Syrian Refugee U.S. Arrivals in September To Date: 749 Muslims, 2 Christians By Patrick Poole

https://pjmedia.com/homeland-security/2016/09/10/syrian-refugee-us-arrivals-in-september-to-date-749-muslims-2-christians/

On August 1 I reported here at PJ Media about the ongoing Obama administration discrimination against non-Muslim Syrian refugees, noting that at that time, fewer than one percent (43 of 6,877, or 0.7 percent of the total) of refugees admitted to the U.S. as of July 31 were Christians, Yezidis, and other Syrian religious minorities.

For the month of August, 3, 159 Muslim and 30 non-Muslim refugees were admitted to the U.S. – again, fewer than one percent.

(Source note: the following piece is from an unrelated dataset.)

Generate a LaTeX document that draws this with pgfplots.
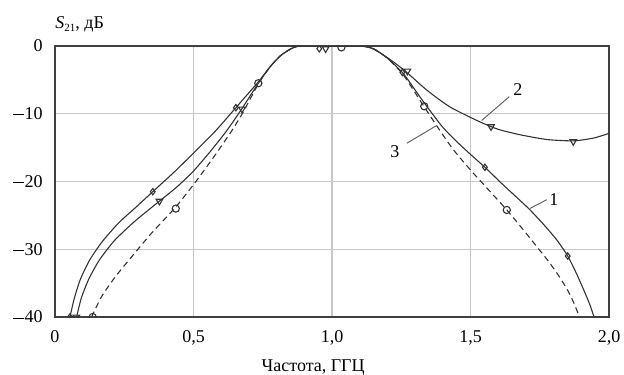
\documentclass[border=0pt]{standalone}
\usepackage{fontspec}
\setmainfont{Liberation Serif}
\usepackage{pgfplots}
\pgfplotsset{compat=1.18}
\newcommand\mn{\rule[0.24em]{0.56em}{0.055em}\kern0.06em}
\begin{document}
\fontsize{9}{11}\selectfont
\begin{tikzpicture}
\path[use as bounding box] (-27.5pt,-28.5pt) rectangle (284.5pt,158.5pt);
\begin{axis}[
  at={(0pt,0pt)}, anchor=south west,
  scale only axis, width=277pt, height=135.5pt,
  xmin=0, xmax=2, ymin=-40, ymax=0,
  xtick={0,0.5,1,1.5,2}, xticklabels={0,{0,5},{1,0},{1,5},{2,0}},
  ytick={-40,-30,-20,-10,0}, yticklabels={\mn40,\mn30,\mn20,\mn10,0},
  major tick length=0pt,
  grid=major, major grid style={black!22, line width=0.6pt},
  axis line style={black!75, line width=0.6pt},
  tick label style={font=\fontsize{9}{11}\selectfont},
  xticklabel style={yshift=-3.5pt},
  yticklabel style={xshift=-3pt},
  every axis x label/.style={at={(rel axis cs:0.466,0)}, anchor=base, yshift=-27.3pt},
  every axis y label/.style={at={(rel axis cs:0,1)}, anchor=base west, xshift=-3pt, yshift=9pt},
  xlabel={Частота, ГГЦ},
  ylabel={\textit{S}\raisebox{-0.45ex}{\fontsize{5.5}{6}\selectfont 21}, дБ},
  clip marker paths=true,
  every axis plot/.append style={line width=0.55pt, black!80},
]
% curve 1 (solid, diamonds)
\addplot[smooth, tension=0.4] coordinates {
 (0.054,-40) (0.070,-37.2) (0.092,-34.4) (0.125,-31.6) (0.170,-28.9) (0.230,-26.1)
 (0.292,-23.8) (0.353,-21.5) (0.433,-18.5) (0.505,-15.6) (0.578,-12.6) (0.653,-9.1)
 (0.70,-6.9) (0.734,-5.3) (0.776,-3.1) (0.812,-1.5) (0.848,-0.5) (0.884,0)
 (1.0,0) (1.105,0) (1.15,-0.4) (1.2,-1.8) (1.258,-4.1) (1.30,-6.5) (1.342,-8.9)
 (1.40,-12.0) (1.45,-14.1) (1.50,-16.0) (1.552,-17.9) (1.618,-20.5) (1.679,-22.8)
 (1.715,-24.2) (1.763,-26.3) (1.811,-28.6) (1.851,-31.0) (1.885,-33.8)
 (1.915,-36.6) (1.932,-38.3) (1.946,-40)
};
% curve 2 (solid, triangles)
\addplot[smooth, tension=0.4] coordinates {
 (0.078,-40) (0.095,-37.2) (0.122,-34.4) (0.160,-31.6) (0.215,-28.7) (0.290,-25.8)
 (0.377,-22.9) (0.44,-20.8) (0.499,-18.5) (0.56,-15.6) (0.62,-12.5) (0.674,-9.3)
 (0.734,-5.5) (0.776,-3.1) (0.812,-1.5) (0.848,-0.5) (0.884,0) (1.0,0) (1.10,0)
 (1.14,-0.3) (1.173,-1.0) (1.22,-2.3) (1.270,-3.9) (1.342,-6.5) (1.426,-9.0)
 (1.534,-11.2) (1.60,-12.3) (1.679,-13.1) (1.775,-13.8) (1.871,-14.0)
 (1.943,-13.6) (2.0,-12.9)
};
% curve 3 (dashed, circles)
\addplot[smooth, tension=0.4, dash pattern=on 3pt off 2pt] coordinates {
 (0.132,-40) (0.168,-37.0) (0.217,-34.1) (0.277,-31.1) (0.349,-27.6) (0.433,-23.9)
 (0.505,-20.2) (0.578,-16.1) (0.64,-12.4) (0.68,-9.7) (0.734,-5.6) (0.776,-3.1)
 (0.812,-1.5) (0.848,-0.5) (0.884,0) (1.0,0) (1.105,0) (1.15,-0.4) (1.2,-1.8)
 (1.258,-4.3) (1.33,-8.8) (1.385,-12.2) (1.438,-15.3) (1.50,-18.3) (1.56,-21.0)
 (1.631,-24.2) (1.69,-27.1) (1.739,-29.6) (1.78,-31.7) (1.815,-33.7)
 (1.850,-36.0) (1.875,-38.1) (1.893,-40)
};
% markers
\addplot[only marks, mark=diamond, mark size=1.6pt, mark options={solid, fill=white}] coordinates {
 (0.054,-40) (0.353,-21.5) (0.653,-9.1) (0.954,-0.4) (1.254,-3.9) (1.552,-17.9) (1.851,-31.0)
};
\addplot[only marks, mark=triangle, mark size=1.9pt, mark options={solid, fill=white, rotate=180}] coordinates {
 (0.077,-40) (0.377,-22.9) (0.675,-9.3) (0.977,-0.4) (1.272,-3.7) (1.574,-11.9) (1.871,-14.1)
};
\addplot[only marks, mark=o, mark size=1.8pt, mark options={solid, fill=white}] coordinates {
 (0.136,-40) (0.436,-24.0) (0.734,-5.5) (1.034,-0.2) (1.333,-8.9) (1.631,-24.2)
};
% annotations
\draw[black!60, line width=0.5pt] (axis cs:1.715,-23.96) -- (axis cs:1.775,-22.7);
\node at (axis cs:1.801,-22.6) {1};
\draw[black!60, line width=0.5pt] (axis cs:1.540,-11.0) -- (axis cs:1.640,-7.48);
\node at (axis cs:1.671,-6.5) {2};
\draw[black!60, line width=0.5pt] (axis cs:1.375,-11.8) -- (axis cs:1.270,-14.36);
\node at (axis cs:1.227,-15.6) {3};
\end{axis}
\end{tikzpicture}
\end{document}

And so far for September (as of today, 9/10), the numbers are even more depressing: 749 Muslim and just 2 Christian refugees, with non-Muslim admittance representing just 0.2 percent of the current monthly total.

So year-to-date, of 10,817 Syrian refugees admitted 10,742 were Muslim, and just 75 were non-Muslim (0.7 percent), while non-Muslim minorities in Syria make up at least 12 percent of the population.

During a media conference call just days after my August report, sponsored by the Department of Homeland Security U.S. Citizenship and Immigration Services (USCIS), both the Obama administration officials and the media were incurious and apparently unconcerned about the ongoing discrimination of non-Muslim minorities.

In fact, only one media outlet asked about the problem.

Coordinator:   Absolutely and as a reminder if you would like to ask a question you can press Star 1 on your phone and record your name when prompted. Our next question comes from Lauren Ashburn with EWTN. Your line is open.

Lauren Ashburn:   

Thank you very much and thank you for taking my call. The percentage of those Syrian refugees who have been let into the country – what percent are Muslims? Do you have that breakdown?

Anne Richard:     

Yes, most are Muslims over 99% are Muslims.

Lauren Ashburn:  

And then what percent are of religious (execution) are fleeing (because they) say religious persecution?

Anne Richard:   

I don’t have that breakdown for you.

And that was the entire substance of the discussion about why so few non-Muslim refugees were being admitted.

The USCIS-sponsored conference call was just days before the State Department released its annual international religious freedom report, which said that genocide was being carried out by the Islamic State against Christians, Shia and Yezidis.

This echoes statements by Obama administration officials this year, including the assessment by Secretary of State John Kerry back in March, where he said the attacks by the Islamic State against religious minorities constituted genocide:

“My purpose here today is to assert in my judgment, (ISIS) is responsible for genocide against groups in areas under its control including Yazidis, Christians and Shiite Muslims,” he said, during a news conference at the State Department.Kerry said that in 2014, ISIS trapped Yazidis, killed them, enslaved thousands of Yazidi women and girls, “selling them at auction, raping them at will and destroying the communities in which they had lived for countless generations,” executed Christians “solely for their faith” and also “forced Christian women and girls into slavery.”

“Without our intervention, it is clear that those people would have been slaughtered,” he said.

And yet Kerry’s statement was only made AFTER the House of Representatives unanimously passed House Concurrent Resolution 75 declaring that the Islamic State was engaged in genocide.